La sottoscrizione di nuovi titoli, ha sottolineato il ministro, assoggetterà Mps a “importanti e penetranti vincoli in termini di governance e operativita”. Di che tipo secondo lei?

Come dicevo, si è scelto di sostituire un prestito precedente con uno nuovo e di dare del tempo alla banca per prendere le sue decisioni, in parte già annunciate da Alessandro Profumo: innanzitutto l’abolizione del tetto del 4% al possesso azionario di tutti quei soggetti che non sono la Fondazione e, probabilmente, la rimozione di numerosi condizioni e vincoli nella gestione di partecipazione, oltre che di quella ragnatela che in questi anni è stata creata per spremere un po’ di liquidità qua e là. Non dimentichiamo che tutta questa fase di decantazione e di rimozione servirà a snellire e a ristrutturare la banca per renderla più “appetibile”.

 

Cosa significa appetibile?

Significa che alla fine, e in questo Profumo è stato molto esplicito, visto che la Fondazione non sottoscriverà l’aumento di capitale da un miliardo, sarà necessario offrire garanzie a un socio finanziario forte affinché entri e prenda in mano le leve del comando. Che si faccia quindi finita con quella che sembra essere la regola seguita fino a oggi, cioè ipotizzare, per raccogliere un miliardo, l’entrata di 10 soci da 100 milioni o di 20 da 50 milioni, meglio ancora se coinvolti in attività in qualche modo istituzionali. Basta con questo meccanismo di collusione a qualunque livello al termine del quale, di fronte a una banca di tale importanza, bene o male ci si può sempre mettere d’accordo.

 

Quanto deve temere adesso un risparmiatore che possiede titoli Mps?
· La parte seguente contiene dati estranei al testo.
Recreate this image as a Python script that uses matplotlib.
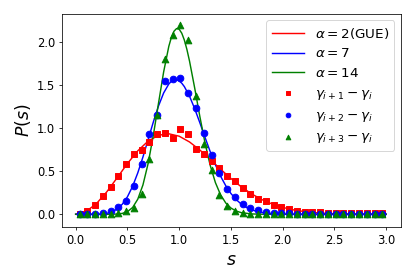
import numpy as np
import matplotlib
matplotlib.use('Agg')
import matplotlib.pyplot as plt

# histogram bin centres for the spacing data
s_bins = [0.0375, 0.1125, 0.1875, 0.2625, 0.3375, 0.4125, 0.4875, 0.5625, 0.6375, 0.7125,
          0.7875, 0.8625, 0.9375, 1.0125, 1.0875, 1.1625, 1.2375, 1.3125, 1.3875, 1.4625,
          1.5375, 1.6125, 1.6875, 1.7625, 1.8375, 1.9125, 1.9875, 2.0625, 2.1375, 2.2125,
          2.2875, 2.3625, 2.4375, 2.5125, 2.5875, 2.6625, 2.7375, 2.8125, 2.8875, 2.9625]

# gamma_{i+1} - gamma_i
p_gap1 = [0.00, 0.04, 0.11, 0.21, 0.32, 0.45, 0.58, 0.70, 0.75, 0.84,
          0.93, 0.94, 0.89, 0.99, 0.93, 0.76, 0.70, 0.62, 0.54, 0.44,
          0.39, 0.30, 0.235, 0.18, 0.16, 0.11, 0.08, 0.058, 0.042, 0.032,
          0.03, 0.025, 0.02, 0.018, 0.015, 0.012, 0.01, 0.01, 0.01, 0.01]
# gamma_{i+2} - gamma_i
p_gap2 = [0.00, 0.00, 0.005, 0.01, 0.04, 0.08, 0.15, 0.33, 0.59, 0.93,
          1.16, 1.55, 1.57, 1.58, 1.41, 1.24, 0.94, 0.69, 0.48, 0.29,
          0.20, 0.12, 0.07, 0.045, 0.03, 0.015, 0.012, 0.01, 0.005, 0.005,
          0.0, 0.0, 0.0, 0.0, 0.0, 0.0, 0.0, 0.0, 0.0, 0.0]
# gamma_{i+3} - gamma_i
p_gap3 = [0.00, 0.00, 0.00, 0.00, 0.00, 0.01, 0.04, 0.07, 0.24, 0.64,
          1.15, 1.81, 2.08, 2.20, 2.03, 1.38, 0.82, 0.51, 0.22, 0.10,
          0.04, 0.01, 0.005, 0.0, 0.0, 0.0, 0.0, 0.0, 0.0, 0.0,
          0.0, 0.0, 0.0, 0.0, 0.0, 0.0, 0.0, 0.0, 0.0, 0.0]

# theory curves
s_gue = [0.0, 0.1, 0.2, 0.3, 0.4, 0.5, 0.6, 0.7, 0.8, 0.9, 1.0, 1.1, 1.2, 1.3, 1.4, 1.5,
         1.6, 1.7, 1.8, 1.9, 2.0, 2.1, 2.2, 2.3, 2.4, 2.5, 2.6, 2.7, 2.8, 2.9, 3.0]
p_gue = [0.0, 0.032, 0.123, 0.260, 0.423, 0.590, 0.738, 0.851, 0.919, 0.936, 0.908,
         0.841, 0.747, 0.637, 0.524, 0.416, 0.319, 0.237, 0.170, 0.118, 0.080, 0.052,
         0.033, 0.020, 0.012, 0.007, 0.004, 0.002, 0.001, 0.0006, 0.0003]

s_a7 = [0.0, 0.1, 0.2, 0.25, 0.3, 0.35, 0.4, 0.45, 0.5, 0.55, 0.6, 0.65, 0.7, 0.75, 0.8,
        0.85, 0.9, 0.925, 0.95, 0.975, 1.0, 1.025, 1.05, 1.1, 1.15, 1.2, 1.25, 1.3, 1.35,
        1.4, 1.45, 1.5, 1.55, 1.6, 1.65, 1.7, 1.75, 1.8, 1.9, 2.0, 2.2, 2.5, 3.0]
p_a7 = [0.0, 0.0, 0.0007, 0.0032, 0.0104, 0.027, 0.0597, 0.1161, 0.203, 0.3248, 0.4812,
        0.6662, 0.8685, 1.0719, 1.2586, 1.411, 1.5153, 1.5464, 1.5626, 1.5642, 1.5511,
        1.5244, 1.4848, 1.373, 1.2279, 1.0636, 0.8932, 0.7278, 0.5762, 0.4433, 0.3317,
        0.2416, 0.1713, 0.1184, 0.0798, 0.0524, 0.0335, 0.021, 0.0076, 0.0025, 0.0002,
        0.0, 0.0]

s_a14 = [0.0, 0.2, 0.3, 0.35, 0.4, 0.45, 0.5, 0.55, 0.6, 0.65, 0.7, 0.75, 0.8, 0.85, 0.9,
         0.925, 0.95, 0.975, 1.0, 1.025, 1.05, 1.075, 1.1, 1.15, 1.2, 1.25, 1.3, 1.35, 1.4,
         1.45, 1.5, 1.55, 1.6, 1.7, 1.8, 2.0, 3.0]
p_a14 = [0.0, 0.0, 0.0001, 0.0005, 0.0026, 0.0098, 0.0303, 0.0786, 0.1751, 0.3413, 0.5902,
         0.9165, 1.2892, 1.6558, 1.9538, 2.059, 2.1289, 2.160, 2.1521, 2.106, 2.0258, 1.9155,
         1.7814, 1.4676, 1.1355, 0.827, 0.5678, 0.3683, 0.2261, 0.1314, 0.0725, 0.0379,
         0.0189, 0.004, 0.0007, 0.0, 0.0]

x_ticks = [0.0, 0.5, 1.0, 1.5, 2.0, 2.5, 3.0]
y_ticks = [0.0, 0.5, 1.0, 1.5, 2.0]

DPI = 69.17
fig = plt.figure(figsize=(415 / DPI, 277 / DPI), dpi=DPI)
ax = fig.add_subplot(111)
fig.subplots_adjust(left=62 / 415, right=401 / 415, bottom=1 - 227 / 277, top=1 - 13.5 / 277)

ax.plot(s_gue, p_gue, color='r', lw=1.5, label=r'$\alpha=2$(GUE)')
ax.plot(s_a7, p_a7, color='b', lw=1.5, label=r'$\alpha=7$')
ax.plot(s_a14, p_a14, color='g', lw=1.5, label=r'$\alpha=14$')

ax.scatter(s_bins, p_gap1, marker='s', color='r', s=48, zorder=3, label=r'$\gamma_{i+1}-\gamma_i$')
ax.scatter(s_bins, p_gap2, marker='o', color='b', s=48, zorder=3, label=r'$\gamma_{i+2}-\gamma_i$')
ax.scatter(s_bins, p_gap3, marker='^', color='g', s=48, zorder=3, label=r'$\gamma_{i+3}-\gamma_i$')

ax.set_xlim(-0.132, 3.143)
ax.set_ylim(-0.148, 2.335)
ax.set_xticks(x_ticks)
ax.set_yticks(y_ticks)
ax.tick_params(labelsize=12)
ax.set_xlabel(r'$s$', fontsize=18)
ax.set_ylabel(r'$P(s)$', fontsize=18)
ax.legend(loc='upper right', fontsize=14, markerscale=0.7, handlelength=2.4)

fig.savefig('out.png', dpi=DPI)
Il risparmiatore in questo momento ha di fronte un business plan in via d’attuazione che credo sia abbastanza convincente. Se quindi il Monte dei Paschi troverà un suo equilibrio di gestione, liberandosi di tutto ciò che è eliminabile, bene o male potrà riprendere la sua strada senza troppi problemi. Certo, la situazione è per certi versi molto delicata e complessa.

 

Cosa intende dire?

Non dimentichiamo che, tra i tanti “misfatti” dell’amministrazione precedente, qualcuno (non solo Mussari) chiese ai soci dipendenti di investire parte del Tfr in azioni Mps, quando queste valevano ovviamente molto più di adesso. Ci sono quindi migliaia di lavoratori e di pensionati del Monte dei Paschi che, facendo quello che ritenevano un gesto doveroso di fiducia nei confronti della propria banca, si sono ritrovati tutto a un tratto gabbati.

 

Qual è lo stato di salute del sistema bancario italiano e quanto ha influito negativamente la vicenda Mps?

Il sistema del credito sta senza dubbio molto meglio rispetto a un anno fa, soprattutto perché si sono riattivati i canali interbancari e perché, se un anno fa nessuno ci prestava un euro, la settimana scorsa, per esempio, Banca Intesa ha chiesto una cifra largamente superiore al miliardo e ha ricevuto una risposta da 400 banche. Questo è senza dubbio un effetto meccanico del rimbalzo dei Btp, quindi dobbiamo tutto a Mario Draghi. Lo scorso anno, a causa della crisi e di una gestione “disinvolta” del passato, le banche italiane hanno dovuto aumentare gli accantonamenti per rischi più di quanto fatto nella somma dei due esercizi precedenti: temo che anche quest’anno dovranno fare qualcosa del genere e, per far fronte a una situazione talmente delicata, occorrerà stringere i denti e prepararsi certamente a un anno non di gloria.

 

Cosa produce lo scandalo Mps in termini di reputazione europea?

Tornando al discorso che facevamo all’inizio, non credo che la cosa più drammatica sia aver visto Mussari alla presidenza dell’Abi, ma soprattutto che pochi mesi fa, quando chiunque possedeva ormai gli elementi per capire che ci si trovava di fronte a una situazione estremamente delicata, sia stato riconfermato all’unanimità, senza che Bankitalia alla fine potesse andare al di là di una generica “moral suasion” per chiedere se fossero pazzi a decidere una cosa del genere. Poi, visto che per una logica dell’alternanza che non mi spiego a un banchiere della cosiddetta area “grandi banche” deve succedere uno delle piccole banche, ecco che arriva uno come Patuelli a dover gestire un sistema del genere, che si trova in un passaggio a metà del guado di questa importanza. Questa è la reputazione che ci stiamo facendo.